Warning: this post may be a bit of a downer. Bear with me. Or is it ‘bare’? Nah, that sounds like an invitation for nudity. I’ll stick with ‘bear’ (unless you’re into that kind of thing. No judgement).
Husband flew out yesterday. And I think I’ve stopped crying.
I didn’t anticipate being so emotional. I mean, it’s less than three weeks away and I know that is the everyday reality for some families. Some families deal with fly-in-fly-out rosters, or huge commutes, or are separated by oceans. I have a dear friend whose husband in the RAAF who regularly spends huge chunks of time away. So I know it could be worse. But dammit, let me have my tears for one day.
I’ve been oscillating between emotions all week – denial, fear, enthusiasm to the point of martyrdom and (if I’m really honest), a touch of resentment and jealousy. There’s only so many times a day you can answer “so why aren’t you going?” before you start to feel sorry for yourself.

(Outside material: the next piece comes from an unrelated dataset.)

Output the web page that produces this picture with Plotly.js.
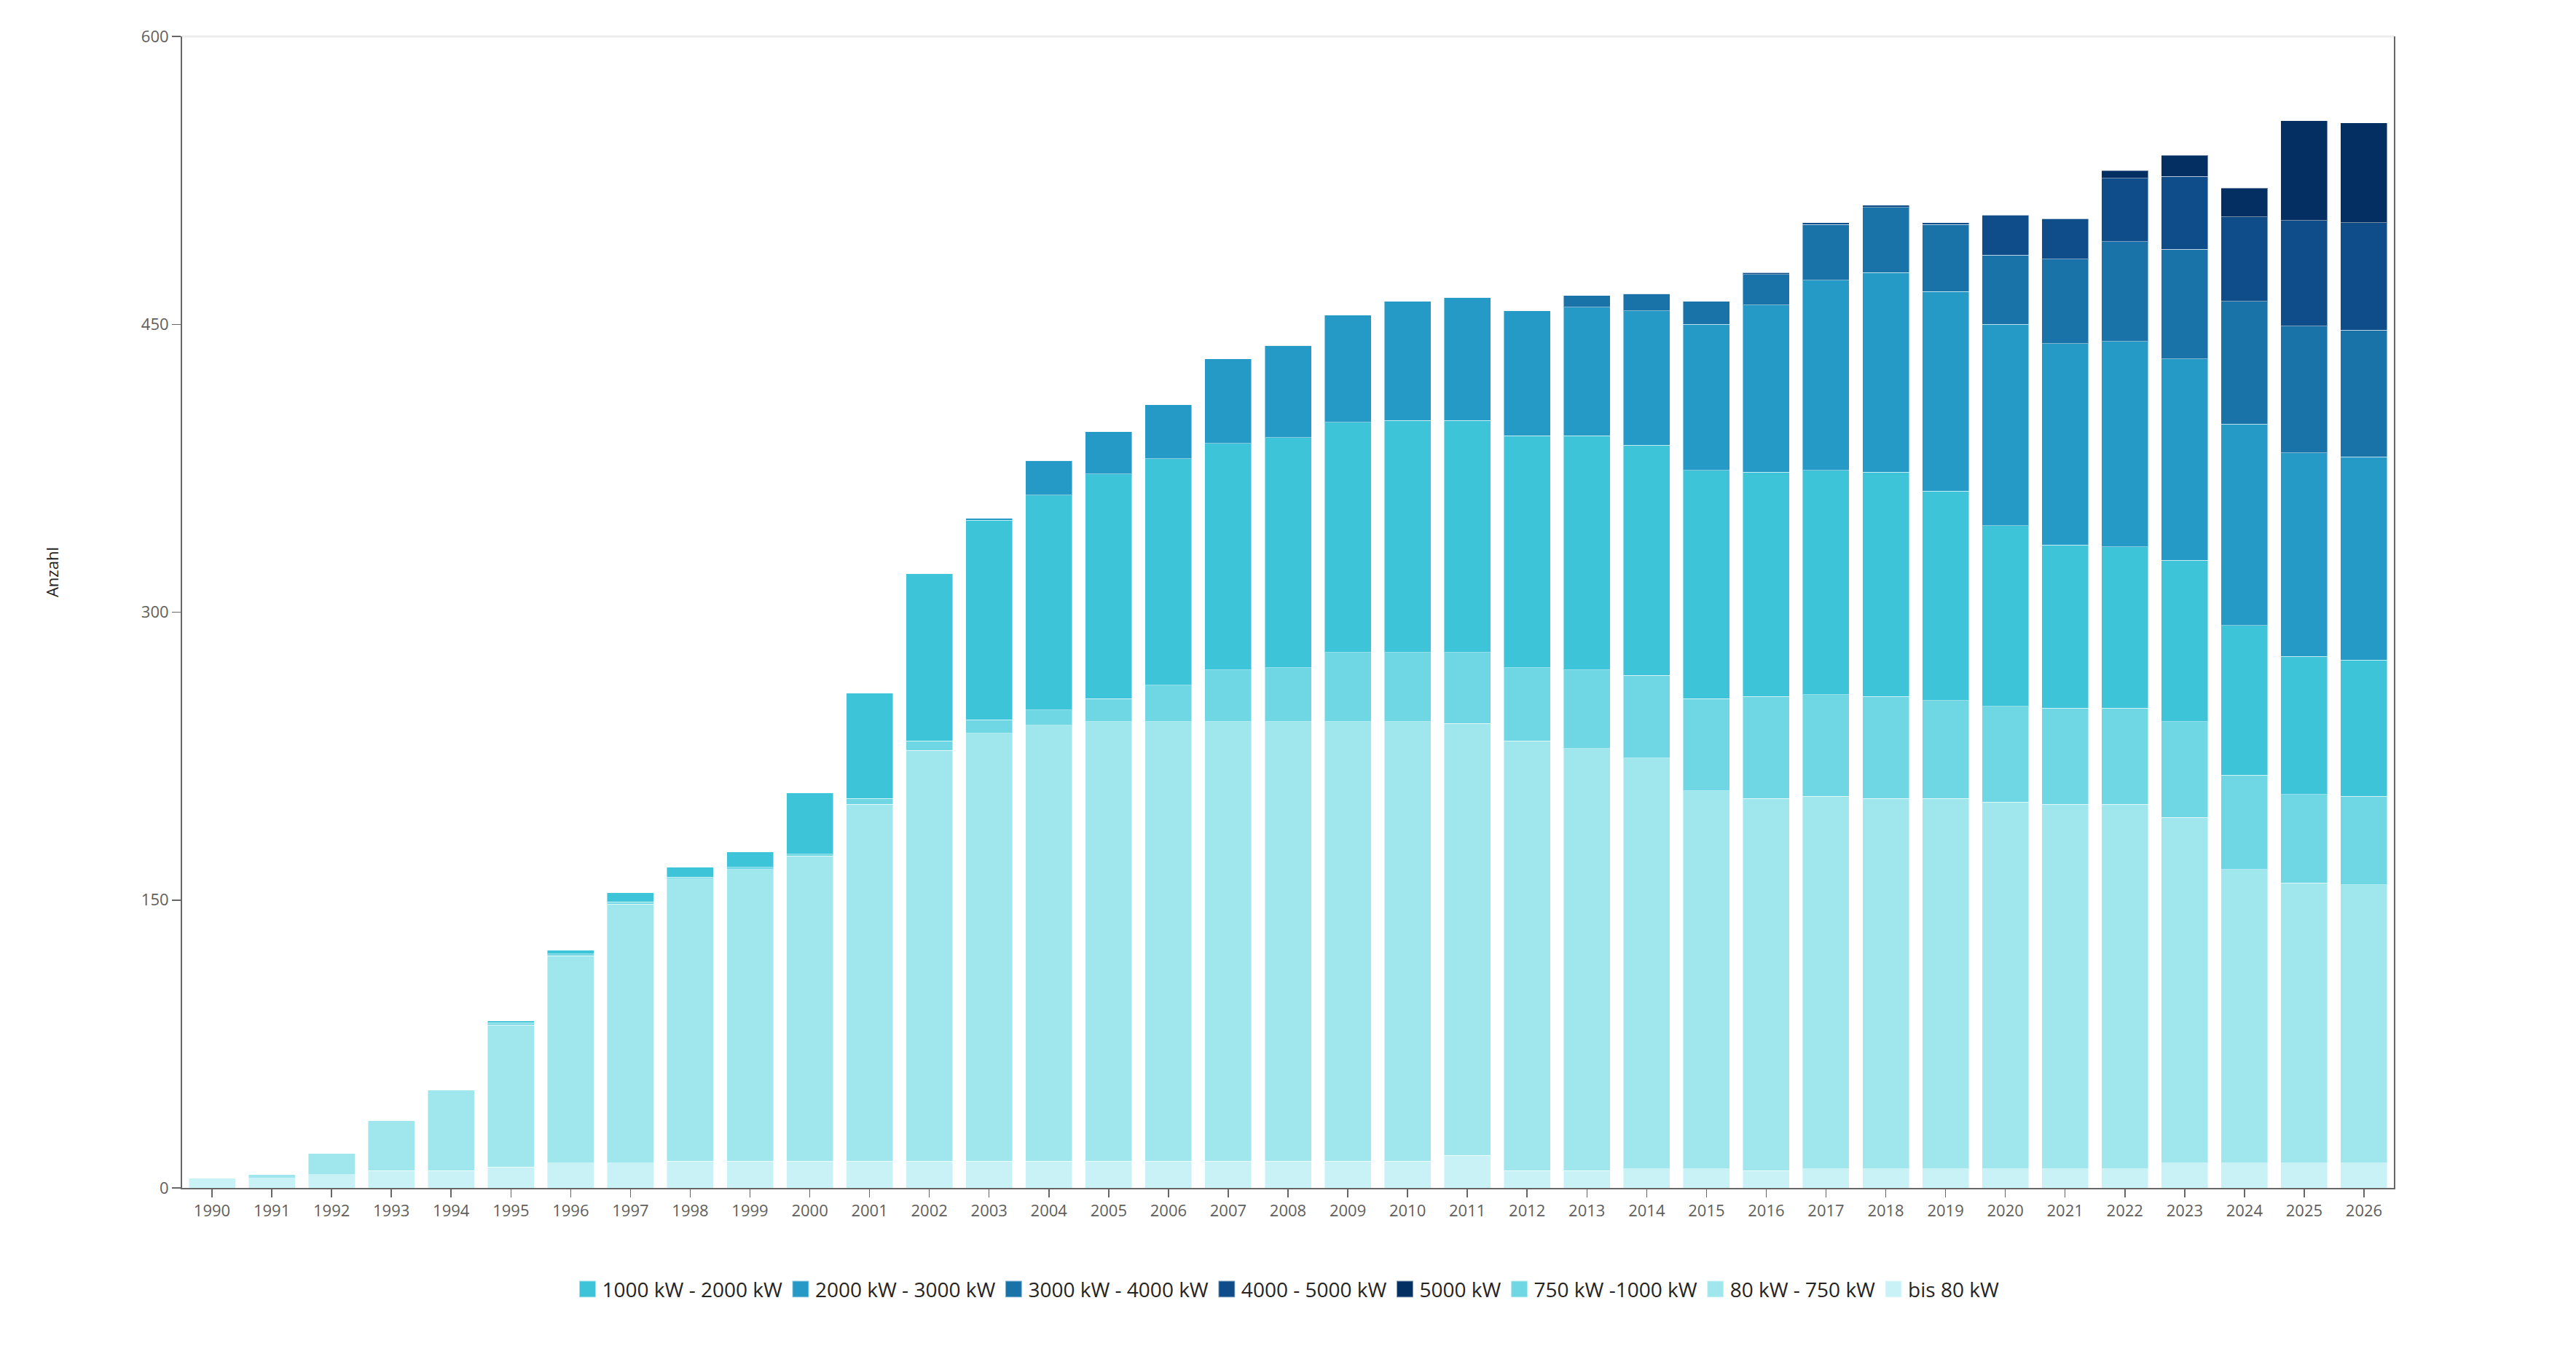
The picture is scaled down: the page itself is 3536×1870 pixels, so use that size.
<!DOCTYPE html>
<html>
<head>
<meta charset="utf-8">
<script src="https://cdn.plot.ly/plotly-3.0.1.min.js"></script>
<style>
  html, body { margin: 0; padding: 0; background: #fff; }
  #chart { width: 3536px; height: 1870px; }
</style>
</head>
<body>
<div id="chart"></div>
<script>
// years on the x axis
var years = ['1990','1991','1992','1993','1994','1995','1996','1997','1998','1999',
             '2000','2001','2002','2003','2004','2005','2006','2007','2008','2009',
             '2010','2011','2012','2013','2014','2015','2016','2017','2018','2019',
             '2020','2021','2022','2023','2024','2025','2026'];

// counts per size class (bottom of the stack first)
var bis80    = [5,5,7,9,9,11,13,13,14,14, 14,14,14,14,14,14,14,14,14,14, 14,17,9,9,10,10,9,10,10,10, 10,10,10,13,13,13,13];
var kw80_750 = [0,2,11,26,42,74,108,135,147,152, 159,186,214,223,227,229,229,229,229,229, 229,225,224,220,214,197,194,194,193,193, 191,190,190,180,153,146,145];
var kw750_1000 = [0,0,0,0,0,1,1,1,1,1, 1,3,5,7,8,12,19,27,28,36, 36,37,38,41,43,48,53,53,53,51, 50,50,50,50,49,46,46];
var kw1000_2000 = [0,0,0,0,0,1,2,5,5,8, 32,55,87,104,112,117,118,118,120,120, 121,121,121,122,120,119,117,117,117,109, 94,85,84,84,78,72,71];
var kw2000_3000 = [0,0,0,0,0,0,0,0,0,0, 0,0,0,1,18,22,28,44,48,56, 62,64,65,67,70,76,87,99,104,104, 105,105,107,105,105,106,106];
var kw3000_4000 = [0,0,0,0,0,0,0,0,0,0, 0,0,0,0,0,0,0,0,0,0, 0,0,0,6,9,12,16,29,34,35, 36,44,52,57,64,66,66];
var kw4000_5000 = [0,0,0,0,0,0,0,0,0,0, 0,0,0,0,0,0,0,0,0,0, 0,0,0,0,0,0,1,1,1,1, 21,21,33,38,44,55,56];
var kw5000   = [0,0,0,0,0,0,0,0,0,0, 0,0,0,0,0,0,0,0,0,0, 0,0,0,0,0,0,0,0,0,0, 0,0,4,11,15,52,52];

var seriesNames = ['bis 80 kW','80 kW - 750 kW','750 kW -1000 kW','1000 kW - 2000 kW',
                   '2000 kW - 3000 kW','3000 kW - 4000 kW','4000 - 5000 kW','5000 kW'];
var seriesValues = [bis80, kw80_750, kw750_1000, kw1000_2000, kw2000_3000, kw3000_4000, kw4000_5000, kw5000];
var seriesColors = ['#C8F2F6','#9FE6ED','#6FD7E3','#3DC4D8','#259AC6','#1A73A8','#0F4D8A','#032F62'];
// legend order in the picture: 1000-2000 first, bis 80 last
var legendRanks = [8,7,6,1,2,3,4,5];

var data = [];
for (let i = 0; i < seriesNames.length; i++) {
    data.push({
        type: 'bar',
        name: seriesNames[i],
        x: years,
        y: seriesValues[i],
        legendrank: legendRanks[i],
        marker: {
            color: seriesColors[i],
            line: {width: 1, color: 'rgba(255,255,255,0.45)'}
        },
        hoverinfo: 'x+y+name'
    });
}

var tickFont = {family: 'Open Sans, sans-serif', size: 22, color: '#605E5C'};

var layout = {
    width: 3536,
    height: 1870,
    barmode: 'stack',
    bargap: 0.22,
    paper_bgcolor: '#ffffff',
    plot_bgcolor: '#ffffff',
    margin: {l: 250, r: 250, t: 50, b: 239},
    font: {family: 'Open Sans, sans-serif', color: '#252423'},
    xaxis: {
        type: 'category',
        showline: true,
        linecolor: '#666666',
        linewidth: 2,
        ticks: 'outside',
        ticklen: 11,
        tickcolor: '#666666',
        tickwidth: 1.5,
        tickfont: tickFont,
        showgrid: false,
        automargin: false
    },
    yaxis: {
        range: [0, 600],
        tickvals: [0, 150, 300, 450, 600],
        ticks: 'outside',
        ticklen: 12,
        tickcolor: '#666666',
        tickwidth: 1.5,
        tickfont: tickFont,
        showline: true,
        mirror: true,
        linecolor: '#666666',
        linewidth: 2,
        showgrid: false,
        zeroline: false,
        automargin: false
    },
    // y title sits a little above the middle in the picture
    annotations: [{
        text: 'Anzahl',
        xref: 'paper', yref: 'paper',
        x: -0.059, y: 0.535,
        xanchor: 'center', yanchor: 'middle',
        textangle: -90,
        showarrow: false,
        font: {family: 'Open Sans, sans-serif', size: 22, color: '#252423'}
    }],
    // faint line along the top of the plot
    shapes: [{
        type: 'line', xref: 'paper', yref: 'paper',
        x0: 0, x1: 1, y0: 1, y1: 1,
        line: {color: '#EDEDED', width: 3}
    }],
    legend: {
        orientation: 'h',
        x: 0.5, xanchor: 'center',
        y: -0.088, yanchor: 'middle',
        traceorder: 'normal',
        font: {family: 'Open Sans, sans-serif', size: 28, color: '#252423'},
        itemwidth: 30
    },
    showlegend: true
};

Plotly.newPlot('chart', data, layout, {displayModeBar: false, staticPlot: true}).then(function(gd) {
    // legend swatches are bigger in the picture than plotly's default
    gd.querySelectorAll('.legend .legendpoints path').forEach(function(p) {
        p.setAttribute('transform', 'translate(20,0) scale(1.9)');
    });
});
</script>
</body>
</html>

But yesterday I just wanted to be sad. Sad for him, because he’ll miss the boys like crazy. Sad for my boys, who haven’t yet realized how long he’s gone for. And sad for myself, because I’m already missing him and missing the dynamic of our little family. We’ve never been apart this long.
We’ll get there, we’ll all be fine. Once he lands, once we Skype, once we hear his voice and know he is safe. Once the photos of all the amazing things he is seeing start trickling through on the iCloud stream (don’t you just love technology?). But yesterday I just needed to be sad.